Every major game launch follows the same script. The marketing team rolls out glossy trailers showcasing sprawling endgame content, promising months or even years of post-max-level adventures. Developers take the stage at gaming conventions, eyes gleaming as they describe elaborate raid systems, seasonal events, and evolving narratives that will keep players engaged long after they've hit the level cap. Then launch day arrives, players race to max level in record time, and suddenly those promised features start disappearing faster than a battle royale lobby at 3 AM.
The Hall of Broken Promises
The evidence is overwhelming, and it spans every major publisher in the industry. Anthem promised a living world with constantly evolving content, complete with seasonal events and major story expansions. What players got was a handful of recycled missions and radio silence before BioWare effectively pulled the plug. Destiny launched with promises of regular raids and meaningful endgame progression, only to leave players grinding the same three strikes for months while Bungie figured out what to do next.
More recently, we've seen similar patterns with Marvel's Avengers, which promised a robust post-launch content pipeline featuring new heroes and storylines. Crystal Dynamics delivered a fraction of what was promised before quietly winding down support.

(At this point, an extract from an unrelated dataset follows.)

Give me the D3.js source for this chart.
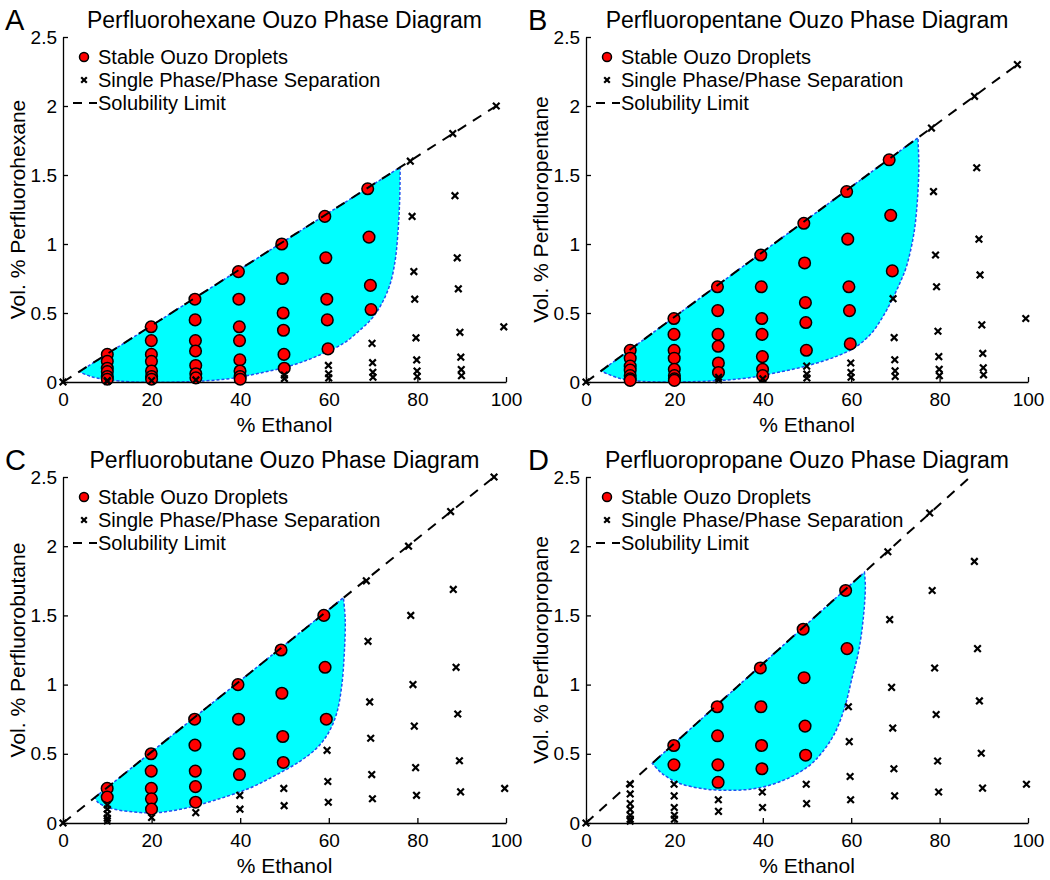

Even successful titles like Fallout 76 spent years trying to deliver on the ambitious post-launch roadmap that Bethesda confidently presented before launch.
The pattern is so consistent it's become predictable: ambitious promises during marketing, a barebones endgame at launch, followed by either slow content delivery that fails to match the hype, or complete abandonment of the promised features.
The Development Reality Check
To understand why this keeps happening, you need to look behind the curtain at modern game development. Studios are under immense pressure to generate pre-launch buzz and secure pre-orders, which means marketing teams are making promises based on development roadmaps that exist more in hope than reality.
Game development is notoriously unpredictable. Features that look solid on paper can prove technically impossible to implement, or require so much development time that they'd delay the entire project. When crunch time hits and studios need to choose between shipping on schedule or delivering promised endgame content, the choice is obvious: ship now, promise to add content later.
The financial incentives make this worse. Publishers need to hit quarterly earnings targets, which means getting games out the door and generating revenue. Post-launch content can be developed with a smaller team over a longer timeline, theoretically reducing costs while maintaining player engagement. In practice, this often means promising features that the studio never had the resources to properly develop.
The Live-Service Lie
The rise of live-service gaming has made this problem exponentially worse. The live-service model is built on the promise of evolving content, which gives marketing departments a blank check to promise virtually anything. Players are asked to invest not just in the game as it exists at launch, but in the potential of what it might become.
This creates a perverse incentive structure where studios benefit from overpromising. A game with ambitious endgame promises generates more pre-orders and day-one sales than one that honestly represents its launch content. By the time players realize the promised features aren't coming, the studio has already captured most of the revenue they're going to see from that title.
The most insidious part is how studios have learned to weaponize player optimism. They know that dedicated fans will defend delayed or missing features, arguing that the developers just need more time to get it right. This gives studios cover to indefinitely delay promised content while maintaining a core player base.
The Cost of Broken Trust
The long-term consequences of this pattern extend far beyond individual disappointed players. The gaming community has become increasingly cynical about post-launch promises, and rightfully so. When No Man's Sky eventually delivered on many of its promises years after launch, it was treated as a miraculous redemption story rather than the expected outcome.
Photo: No Man's Sky, via static0.gamerantimages.com
This erosion of trust hurts the entire industry. Players are less willing to invest in live-service titles at launch, preferring to wait months or years to see if promised content actually materializes. This creates a self-fulfilling prophecy where games fail to maintain player populations needed to justify continued development.
Should Players Stop Believing?
The uncomfortable truth is that players should probably stop factoring promised post-launch content into their purchase decisions entirely. Judge games based on what they offer at launch, not what developers promise they might offer later. If a game needs promised endgame content to justify its price tag, it's probably not worth buying at launch.
This doesn't mean all post-launch promises are lies, but the track record is bad enough that skepticism should be the default position. Studios that consistently deliver on their promises—like Digital Extremes with Warframe or Grinding Gear Games with Path of Exile—have earned the benefit of the doubt through years of proven execution.
The Path Forward
The solution isn't to eliminate post-launch content entirely, but to fundamentally change how it's marketed and promised. Studios should focus on delivering complete, satisfying experiences at launch, with post-launch content as a bonus rather than a requirement for the game to feel complete.
Until the industry learns to under-promise and over-deliver rather than the reverse, players should treat marketing promises about endgame content with the same skepticism they'd apply to any other advertising claim.